The army says that the entire base can be picked up and reassembled quickly elsewhere, but the buildings’ solid walls give an impression of permanence.
A second mobile barracks is being built in the Tamaulipas city of San Fernando, where 193 bodies have been found on a ranch in 26 mass graves. Mexican authorities believe the dead were mostly migrants kidnapped from buses and killed by the Zetas. Less than a year before, 72 Central and South American migrants were killed there, also allegedly by the Zetas.
On Mier’s north side, the last neighborhood out of town is littered with broken windows and piles of brush. Some of the fiercest fighting went on here among the 65 small, squat homes at a low-cost housing complex.
Cinderblocks stacked high behind front-room windows are reminders of some residents’ futile efforts at self-defense. Though built in just 2003, not a single home is inhabited today.
Some residents fled to relatives’ homes or rentals in the city center, while others left Mier altogether. The homes have been so thoroughly looted and damaged, families would need a substantial amount to make them livable again.
"We need the people that have money, the people that in Mier build things, the people that generate jobs, to come again to our city" Mayor Gonzalez said.
The talk of Mier recently was the imminent reopening of the restaurant at the Hotel Asya on the freshly paved Alvaro Obregon Avenue. Many hope it will bring back jobs and offer a much-needed dining option.

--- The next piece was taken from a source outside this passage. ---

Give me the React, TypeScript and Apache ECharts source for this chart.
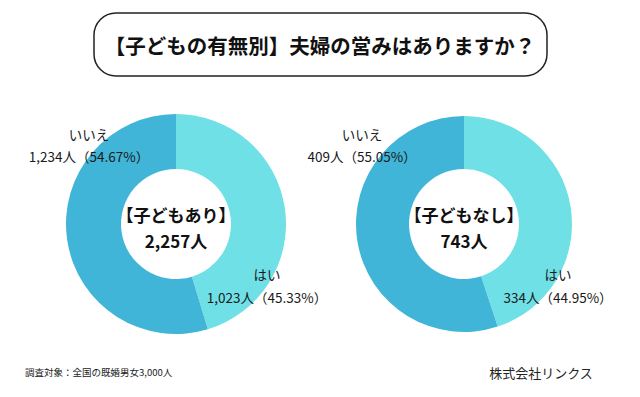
import React, { useEffect, useRef } from "react";
import * as echarts from "echarts";

const groups = ["子どもあり", "子どもなし"];
const answers = ["はい", "いいえ"];
const yesCounts = [1023, 334];
const noCounts = [1234, 409];
const titleText = "【子どもの有無別】夫婦の営みはありますか？";
const noteText = "調査対象：全国の既婚男女3,000人";
const sourceText = "株式会社リンクス";

const COLORS = ["#6ee0e6", "#41b5d7"];
const FONT = "'Noto Sans CJK JP', 'Noto Sans', sans-serif";

const fmt = (n: number) => n.toLocaleString("en-US");

export default function App() {
  const ref = useRef<HTMLDivElement>(null);
  useEffect(() => {
    if (!ref.current) return;
    const chart = echarts.init(ref.current, undefined, { renderer: "svg" });
    const centers = [
      [176, 224],
      [464, 224],
    ];
    const radii = [
      [55, 110],
      [55, 108],
    ];
    const noLabelX = [89, 362];
    const yesLabelX = [267, 558];

    const series: any[] = groups.map((g, i) => ({
      type: "pie",
      name: g,
      center: centers[i],
      radius: radii[i],
      startAngle: 90,
      clockwise: true,
      silent: true,
      z: 1,
      label: { show: false },
      labelLine: { show: false },
      itemStyle: { borderWidth: 0 },
      data: [
        { name: answers[0], value: yesCounts[i], itemStyle: { color: COLORS[0] } },
        { name: answers[1], value: noCounts[i], itemStyle: { color: COLORS[1] } },
      ],
    }));

    const graphics: any[] = [
      {
        type: "rect",
        z: 100,
        shape: { x: 94, y: 13, width: 453, height: 63, r: 22 },
        style: { fill: "#fff", stroke: "#222", lineWidth: 1.5 },
      },
      {
        type: "text",
        z: 101,
        x: 320,
        y: 45,
        style: {
          text: titleText,
          fill: "#111",
          font: `bold 20.5px ${FONT}`,
          align: "center",
          verticalAlign: "middle",
        },
      },
      {
        type: "text",
        z: 101,
        x: 25,
        y: 372,
        style: { text: noteText, fill: "#222", font: `9.5px ${FONT}`, verticalAlign: "middle" },
      },
      {
        type: "text",
        z: 101,
        x: 541,
        y: 372,
        style: {
          text: sourceText,
          fill: "#222",
          font: `13px ${FONT}`,
          align: "center",
          verticalAlign: "middle",
        },
      },
    ];

    groups.forEach((g, i) => {
      const total = yesCounts[i] + noCounts[i];
      const yesPct = ((yesCounts[i] / total) * 100).toFixed(2);
      const noPct = ((noCounts[i] / total) * 100).toFixed(2);
      const cx = centers[i][0];
      const cy = centers[i][1];
      const txt = (x: number, y: number, text: string, font: string, fill = "#1a1a1a") => ({
        type: "text",
        z: 101,
        x,
        y,
        style: { text, fill, font, align: "center", verticalAlign: "middle" },
      });
      graphics.push(
        txt(cx, cy - 10, `【${g}】`, `bold 17px ${FONT}`, "#111"),
        txt(cx, cy + 16, `${fmt(total)}人`, `bold 17px ${FONT}`, "#111"),
        txt(noLabelX[i], 134, answers[1], `13.5px ${FONT}`),
        txt(noLabelX[i], 156, `${fmt(noCounts[i])}人（${noPct}%）`, `13.5px ${FONT}`),
        txt(yesLabelX[i], 274, answers[0], `13.5px ${FONT}`),
        txt(yesLabelX[i], 297, `${fmt(yesCounts[i])}人（${yesPct}%）`, `13.5px ${FONT}`)
      );
    });

    chart.setOption({
      animation: false,
      backgroundColor: "#ffffff",
      series,
      graphic: { elements: graphics },
    });
    return () => chart.dispose();
  }, []);
  return (
    <div
      ref={ref}
      style={{ position: "fixed", left: 0, top: 0, width: 640, height: 397 }}
    />
  );
}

Just a block up the street, business at a small company that supplies bottled water to homes and businesses is up 20 percent over last year, said owner Jesus Gomez.
Still, that’s only half what it was before violence struck and twisted the lives of the citizens.
"We didn’t leave the house," Gomez said. "You wanted to drink, hang out, you had to do it at home. Now, he said, he can go out with friends until midnight without worrying.
Past a state police bunker behind city hall, Alvaro Obregon Street meets the main plaza, where schoolchildren cluster around benches during lunch and a vendor sells tacos from a street-side stand.
In the evenings, the town sets up volleyball nets in the plaza in front of city hall. On Thursday nights, it shows movies there.
A splash of color comes from a newly reopened flower shop along the plaza, where bear-shaped flower arrangements of white chrysanthemums sit alongside yellow spider mums, sunflowers and small white daisies.
Arturo Hernandez recently moved from another border city, Piedras Negras, to open the shop for his father-in-law. He wasn’t around for last year’s violence, but he feels it.
As he scraped thorns from red roses, Hernandez said he quickly noticed that there were few stores of any kind open in Mier.
"Since I’ve been here, yes, there have been sales, but when there’s a funeral. ... For gifts, no."